Problem to solve: Exact reproduction of the data is required, with images excluded.

Dataset extract:
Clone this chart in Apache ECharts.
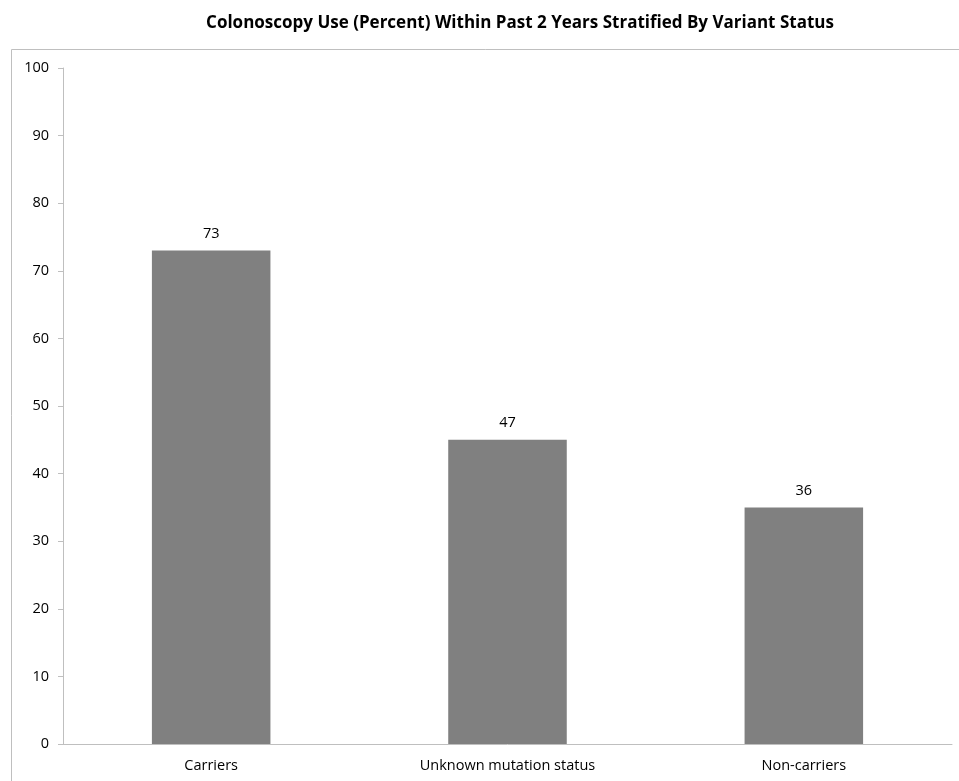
<!DOCTYPE html>
<html>
<head>
<meta charset="utf-8">
<script src="https://cdn.jsdelivr.net/npm/echarts@6/dist/echarts.min.js"></script>
<style>
  html, body { margin: 0; padding: 0; background: #fff; }
  #chart { width: 959px; height: 781px; }
</style>
</head>
<body>
<div id="chart"></div>
<script>
// bar heights as drawn, and the printed labels (they differ slightly in the source)
const categories = ['Carriers', 'Unknown mutation status', 'Non-carriers'];
const barValues = [73, 45, 35];
const labelValues = [73, 47, 36];
const yTicks = { min: 0, max: 100, interval: 10 };

const chart = echarts.init(document.getElementById('chart'));

const font = '"Open Sans", "Noto Sans", sans-serif';

const option = {
  animation: false,
  title: {
    text: 'Colonoscopy Use (Percent) Within Past 2 Years Stratified By Variant Status',
    left: 515,
    textAlign: 'center',
    top: 10,
    textStyle: {
      fontFamily: font,
      fontSize: 17,
      fontWeight: 'bold',
      color: '#000',
    },
  },
  graphic: [
    {
      type: 'rect',
      shape: { x: 11.5, y: 49.5, width: 1000, height: 1000 },
      style: { fill: 'none', stroke: '#bfbfbf', lineWidth: 1 },
      silent: true,
    },
  ],
  grid: {
    left: 63,
    right: 7,
    top: 68,
    bottom: 37,
  },
  xAxis: {
    type: 'category',
    data: categories,
    axisLine: { lineStyle: { color: '#bfbfbf' } },
    axisTick: { show: false },
    axisLabel: {
      color: '#000',
      fontFamily: font,
      fontSize: 14.5,
      margin: 14,
    },
  },
  yAxis: {
    type: 'value',
    min: yTicks.min,
    max: yTicks.max,
    interval: yTicks.interval,
    axisLine: { show: true, lineStyle: { color: '#bfbfbf' } },
    axisTick: { show: true, length: 5, lineStyle: { color: '#bfbfbf' } },
    splitLine: { show: false },
    axisLabel: {
      color: '#000',
      fontFamily: font,
      fontSize: 14.5,
      margin: 14,
    },
  },
  series: [
    {
      type: 'bar',
      data: barValues,
      barWidth: '40%',
      itemStyle: { color: '#808080' },
      label: {
        show: true,
        position: 'top',
        distance: 9,
        color: '#000',
        fontFamily: font,
        fontSize: 14.5,
        formatter: (p) => String(labelValues[p.dataIndex]),
      },
    },
  ],
};

chart.setOption(option);
</script>
</body>
</html>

Problem solution:
Clone this chart in Apache ECharts.
<!DOCTYPE html>
<html>
<head>
<meta charset="utf-8">
<script src="https://cdn.jsdelivr.net/npm/echarts@6/dist/echarts.min.js"></script>
<style>
  html, body { margin: 0; padding: 0; background: #fff; }
  #chart { width: 959px; height: 781px; }
</style>
</head>
<body>
<div id="chart"></div>
<script>
// bar heights as drawn, and the printed labels (they differ slightly in the source)
const categories = ['Carriers', 'Unknown mutation status', 'Non-carriers'];
const barValues = [73, 45, 35];
const labelValues = [73, 47, 36];
const yTicks = { min: 0, max: 100, interval: 10 };

const chart = echarts.init(document.getElementById('chart'));

const font = '"Open Sans", "Noto Sans", sans-serif';

const option = {
  animation: false,
  title: {
    text: 'Colonoscopy Use (Percent) Within Past 2 Years Stratified By Variant Status',
    left: 515,
    textAlign: 'center',
    top: 10,
    textStyle: {
      fontFamily: font,
      fontSize: 17,
      fontWeight: 'bold',
      color: '#000',
    },
  },
  graphic: [
    {
      type: 'rect',
      shape: { x: 11.5, y: 49.5, width: 1000, height: 1000 },
      style: { fill: 'none', stroke: '#bfbfbf', lineWidth: 1 },
      silent: true,
    },
  ],
  grid: {
    left: 63,
    right: 7,
    top: 68,
    bottom: 37,
  },
  xAxis: {
    type: 'category',
    data: categories,
    axisLine: { lineStyle: { color: '#bfbfbf' } },
    axisTick: { show: false },
    axisLabel: {
      color: '#000',
      fontFamily: font,
      fontSize: 14.5,
      margin: 14,
    },
  },
  yAxis: {
    type: 'value',
    min: yTicks.min,
    max: yTicks.max,
    interval: yTicks.interval,
    axisLine: { show: true, lineStyle: { color: '#bfbfbf' } },
    axisTick: { show: true, length: 5, lineStyle: { color: '#bfbfbf' } },
    splitLine: { show: false },
    axisLabel: {
      color: '#000',
      fontFamily: font,
      fontSize: 14.5,
      margin: 14,
    },
  },
  series: [
    {
      type: 'bar',
      data: barValues,
      barWidth: '40%',
      itemStyle: { color: '#808080' },
      label: {
        show: true,
        position: 'top',
        distance: 9,
        color: '#000',
        fontFamily: font,
        fontSize: 14.5,
        formatter: (p) => String(labelValues[p.dataIndex]),
      },
    },
  ],
};

chart.setOption(option);
</script>
</body>
</html>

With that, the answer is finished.